The tribunal declined to order the strata corporation to replace the cables, finding its approach to road maintenance to be acceptable in the circumstances:
Although the applicants say the strata should pursue the “best” option, the alternative maintenance program is sufficient. This less expensive option reflects a fair balance between the competing interests of the owners in ensuring that reasonable safety measures are taken, that the common property is not subject to loss or damages, and that the costs associated with maintaining the roads are minimized. I find that the strata is complying with its obligation to maintain and repair the common property to a reasonable standard and is not obligated to replace the in-ground heating cable system.
Limited common property—unauthorized alteration—arbour
In Zhang v The Owners, Strata Plan BCS 1115, 2017 BCCRT 79, the applicant strata-lot owner asked the tribunal to “require the strata to permit him to maintain an arbour that he has built in the backyard of his townhouse for the purpose of growing grapevines. He also asks for an order that the strata apologize to him and not ‘. . .take revenge against [him] in the future.’ ”
The tribunal found that the applicant was required to obtain the respondent strata corporation’s consent before installing the arbour, something he had failed to do:
The applicant was required to obtain the written approval of the council before building the arbour. He did not do so.
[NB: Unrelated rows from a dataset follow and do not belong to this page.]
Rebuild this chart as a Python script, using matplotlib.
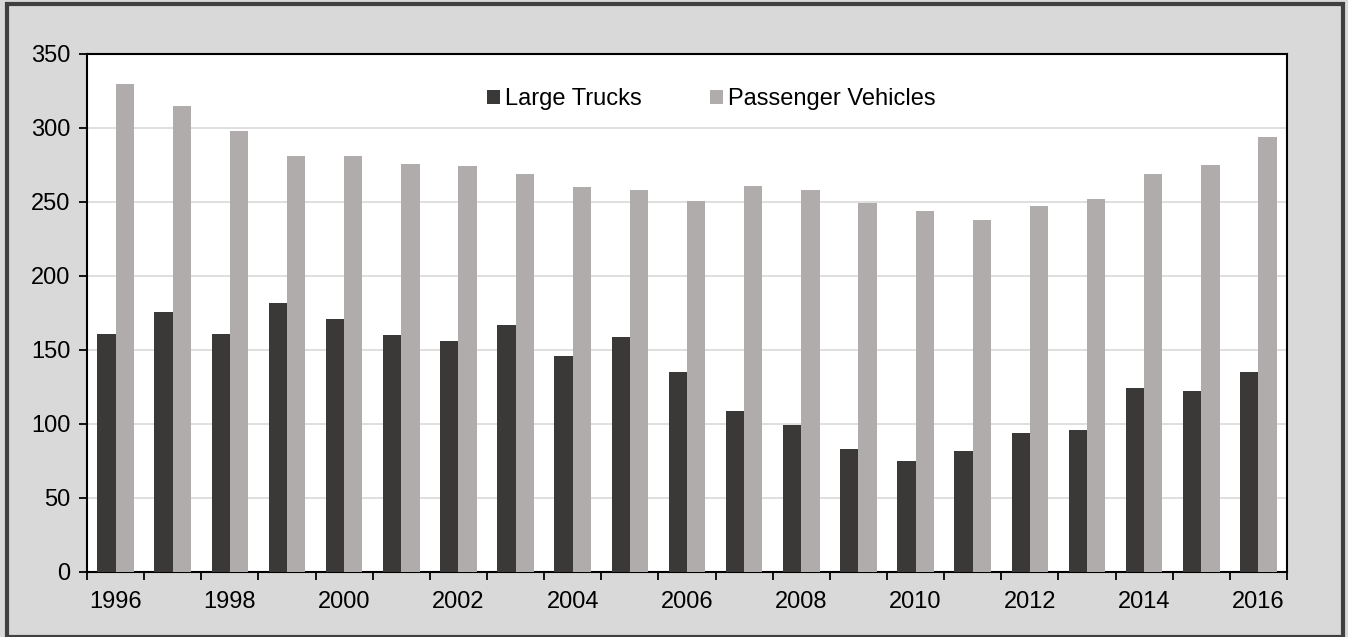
import numpy as np
import matplotlib.pyplot as plt
from matplotlib.patches import Rectangle

years = list(range(1996, 2017))
large_trucks = [161, 176, 161, 182, 171, 160, 156, 167, 146, 159, 135,
                109, 99, 83, 75, 82, 94, 96, 124, 122, 135]
passenger_vehicles = [330, 315, 298, 281, 281, 276, 274, 269, 260, 258, 251,
                      261, 258, 249, 244, 238, 247, 252, 269, 275, 294]

plt.rcParams['font.family'] = ['Liberation Sans', 'DejaVu Sans']

fig = plt.figure(figsize=(13.48, 6.37), dpi=100, facecolor='#d9d9d9')
ax = fig.add_axes([87 / 1348, 1 - 572 / 637, 1200 / 1348, 518 / 637])

# outer frame
fig.patches.append(Rectangle((7 / 1348, 0.0), 1336 / 1348, 1 - 4 / 637,
                             transform=fig.transFigure, fill=False,
                             edgecolor='#404040', linewidth=3))

x = np.arange(len(years))
w = 0.32
ax.bar(x - w / 2, large_trucks, w, color='#3a3937', label='Large Trucks', zorder=3)
ax.bar(x + w / 2, passenger_vehicles, w, color='#b0acab', label='Passenger Vehicles', zorder=3)

ax.set_xlim(-0.5, len(years) - 0.5)
ax.set_ylim(0, 350)
ax.set_yticks(range(0, 351, 50))
ax.yaxis.grid(True, color='#d9d9d9', linewidth=1.2, zorder=0)

# ticks at category boundaries, labels every other year
ax.set_xticks(np.arange(-0.5, len(years), 1.0))
ax.set_xticklabels([])
ax.set_xticks(x[::2], minor=True)
ax.set_xticklabels([str(y) for y in years[::2]], minor=True)
ax.tick_params(axis='x', which='minor', length=0, pad=14, labelsize=17)
ax.tick_params(axis='x', which='major', length=6, width=1.3, direction='out')
ax.tick_params(axis='y', length=6, width=1.3, labelsize=17, pad=6)

for s in ax.spines.values():
    s.set_linewidth(1.5)
    s.set_color('black')

ax.legend(loc='upper center', ncol=2, frameon=False, fontsize=17,
          handlelength=0.55, handleheight=0.55, handletextpad=0.2,
          columnspacing=2.9, bbox_to_anchor=(0.52, 0.975))

fig.savefig('out.png', dpi=100, facecolor=fig.get_facecolor())
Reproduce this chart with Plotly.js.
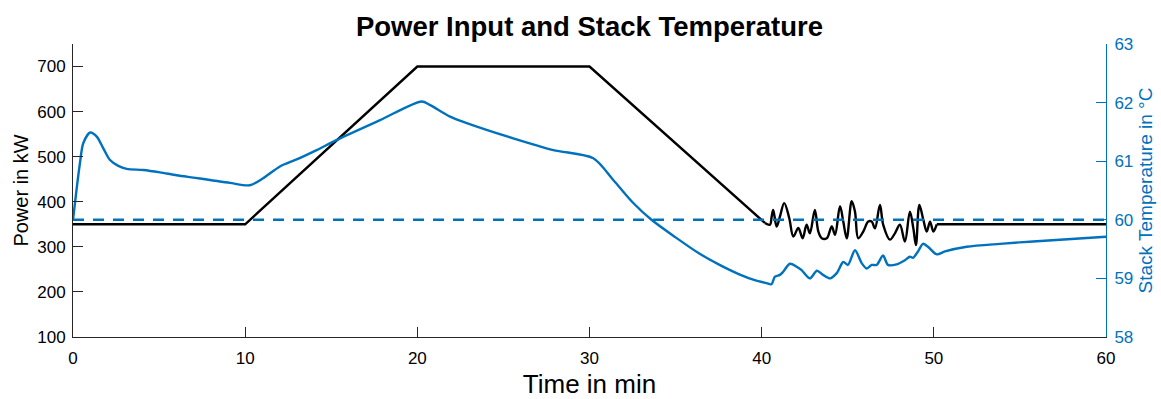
<!DOCTYPE html>
<html>
<head>
<meta charset="utf-8">
<script src="https://cdn.plot.ly/plotly-3.0.1.min.js"></script>
<style>
  html, body { margin: 0; padding: 0; background: #fff; }
  #chart { width: 1161px; height: 399px; }
</style>
</head>
<body>
<div id="chart"></div>
<script>
// Power profile: constant, ramp up, hold, ramp down (minutes, kW)
const rampTime = [0, 10, 20, 30, 40.19];
const rampPower = [350, 350, 700, 700, 353];

// Fluctuating load phase
const fluctTime = [40.19, 40.48, 40.58, 40.67, 40.87, 41.06, 41.31, 41.60, 41.84, 42.13,
  42.38, 42.61, 42.80, 43.09, 43.29, 43.49, 43.78, 44.07, 44.26, 44.55,
  44.74, 44.94, 45.23, 45.42, 45.61, 45.90, 46.19, 46.39, 46.58, 46.87,
  47.06, 47.45, 47.74, 48.03, 48.32, 48.61, 48.81, 48.96, 49.16, 49.39,
  49.59, 49.78, 49.97, 50.17];
const fluctPower = [353, 349, 367, 382, 345, 367, 397, 364, 323, 342,
  319, 349, 330, 382, 334, 319, 319, 345, 327, 390,
  356, 319, 401, 378, 319, 334, 356, 356, 341, 393,
  349, 316, 330, 349, 312, 378, 341, 304, 393, 360,
  334, 356, 334, 350];

// Constant load after the fluctuations
const tailTime = [50.17, 60];
const tailPower = [350, 350];

// Stack temperature (minutes, °C)
const tempTime = [0, 0.2, 0.4, 0.6, 1.0, 1.38, 1.76, 2.15, 2.63, 3.12,
  4.08, 5.05, 6.02, 6.99, 7.96, 9.12, 10.28, 11.05, 12.02, 12.99,
  14.15, 15.3, 17.83, 20.25, 20.73, 21.9, 22.87, 25.57, 27.9, 30.22,
  31.38, 32.5, 33.6, 35.0, 36.4, 37.5, 38.7, 39.6, 40.28, 40.57, 40.77,
  41.06, 41.24, 41.64, 42.03, 42.32, 42.80, 43.21, 43.56, 43.97, 44.36,
  44.74, 45.01, 45.42, 45.81, 46.10, 46.39, 46.68, 47.05, 47.34, 47.84,
  48.32, 48.61, 48.79, 49.08, 49.37, 49.66, 50.17, 50.65, 51.91, 53.84,
  55.76, 60];
const tempC = [60.0, 60.5, 60.96, 61.31, 61.49, 61.42, 61.22, 61.02, 60.92, 60.87,
  60.85, 60.81, 60.76, 60.72, 60.68, 60.63, 60.59, 60.71, 60.91, 61.03,
  61.19, 61.36, 61.70, 62.02, 61.96, 61.76, 61.65, 61.39, 61.19, 61.05,
  60.68, 60.3, 60.0, 59.70, 59.42, 59.24, 59.07, 58.97, 58.92, 58.90, 59.03,
  59.06, 59.11, 59.25, 59.20, 59.14, 59.00, 59.13, 59.06, 59.00, 59.09,
  59.28, 59.23, 59.48, 59.26, 59.17, 59.23, 59.23, 59.39, 59.23, 59.24,
  59.31, 59.37, 59.35, 59.46, 59.59, 59.54, 59.41, 59.46, 59.54, 59.59,
  59.63, 59.71];

// Temperature setpoint
const setTime = [0, 60];
const setTemp = [60, 60];

// Axis ticks
const xTicks = [0, 10, 20, 30, 40, 50, 60];
const powerTicks = [100, 200, 300, 400, 500, 600, 700];
const tempTicks = [58, 59, 60, 61, 62, 63];

const BLUE = '#0072BD';
const DARK = '#262626';
const FONT = 'Liberation Sans, Arial, Helvetica, sans-serif';
const LW = 2.4;

const traces = [
  { x: rampTime, y: rampPower, yaxis: 'y', mode: 'lines',
    line: { color: '#000', width: LW }, hoverinfo: 'skip' },
  { x: fluctTime, y: fluctPower, yaxis: 'y', mode: 'lines',
    line: { color: '#000', width: LW, shape: 'spline', smoothing: 1 }, hoverinfo: 'skip' },
  { x: tailTime, y: tailPower, yaxis: 'y', mode: 'lines',
    line: { color: '#000', width: LW }, hoverinfo: 'skip' },
  { x: tempTime, y: tempC, yaxis: 'y2', mode: 'lines',
    line: { color: BLUE, width: LW, shape: 'spline', smoothing: 0.8 }, hoverinfo: 'skip' },
  { x: setTime, y: setTemp, yaxis: 'y2', mode: 'lines',
    line: { color: BLUE, width: LW, dash: '11px,9px' }, hoverinfo: 'skip' }
];

const layout = {
  width: 1161, height: 399,
  margin: { l: 73, r: 55, t: 44, b: 62 },
  paper_bgcolor: '#fff', plot_bgcolor: '#fff',
  showlegend: false,
  font: { family: FONT, size: 16, color: DARK },
  title: {
    text: '<b>Power Input and Stack Temperature</b>',
    font: { family: FONT, size: 27.5, color: '#000' },
    x: 0.5, xanchor: 'center', xref: 'paper',
    y: 1 - 26 / 399, yref: 'container', yanchor: 'middle'
  },
  xaxis: {
    range: [0, 60], tickvals: xTicks, ticktext: xTicks.map(String),
    ticks: 'inside', ticklen: 10, tickwidth: 1, tickcolor: DARK,
    showline: true, linecolor: DARK, linewidth: 1,
    showgrid: false, zeroline: false, ticklabelstandoff: 6,
    tickfont: { family: FONT, size: 17, color: '#000' },
    title: { text: 'Time in min', font: { family: FONT, size: 26, color: '#000' }, standoff: 12 }
  },
  yaxis: {
    range: [100, 750], tickvals: powerTicks, ticktext: powerTicks.map(String),
    ticks: 'inside', ticklen: 10, tickwidth: 1, tickcolor: DARK,
    showline: true, linecolor: DARK, linewidth: 1,
    showgrid: false, zeroline: false, ticklabelstandoff: 3,
    tickfont: { family: FONT, size: 17, color: '#000' },
    title: { text: 'Power in kW', font: { family: FONT, size: 20, color: '#000' }, standoff: 3 }
  },
  yaxis2: {
    overlaying: 'y', side: 'right',
    range: [58, 63], tickvals: tempTicks, ticktext: tempTicks.map(String),
    ticks: 'inside', ticklen: 10, tickwidth: 1, tickcolor: BLUE,
    showline: true, linecolor: BLUE, linewidth: 1,
    showgrid: false, zeroline: false, ticklabelstandoff: 4,
    tickfont: { family: FONT, size: 17, color: BLUE },
    title: { text: 'Stack Temperature in °C', font: { family: FONT, size: 19, color: BLUE }, standoff: 6 }
  }
};

Plotly.newPlot('chart', traces, layout, { displayModeBar: false, staticPlot: true });
</script>
</body>
</html>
It may be that the applicant confused the fact that he did not require a building permit with his obligation to obtain written approval from the strata prior to constructing the arbour, however, that does not exempt him from compliance with strata bylaw 7.3. The arbour structure has been non-compliant with the strata bylaws since the day it was built.
In the result, the tribunal declined to make the requested order, noting that “[t]his means that should the owner not remove the arbour the strata would be in a position to take reasonable steps to remedy the bylaw contravention as provided in section 133 of the SPA.”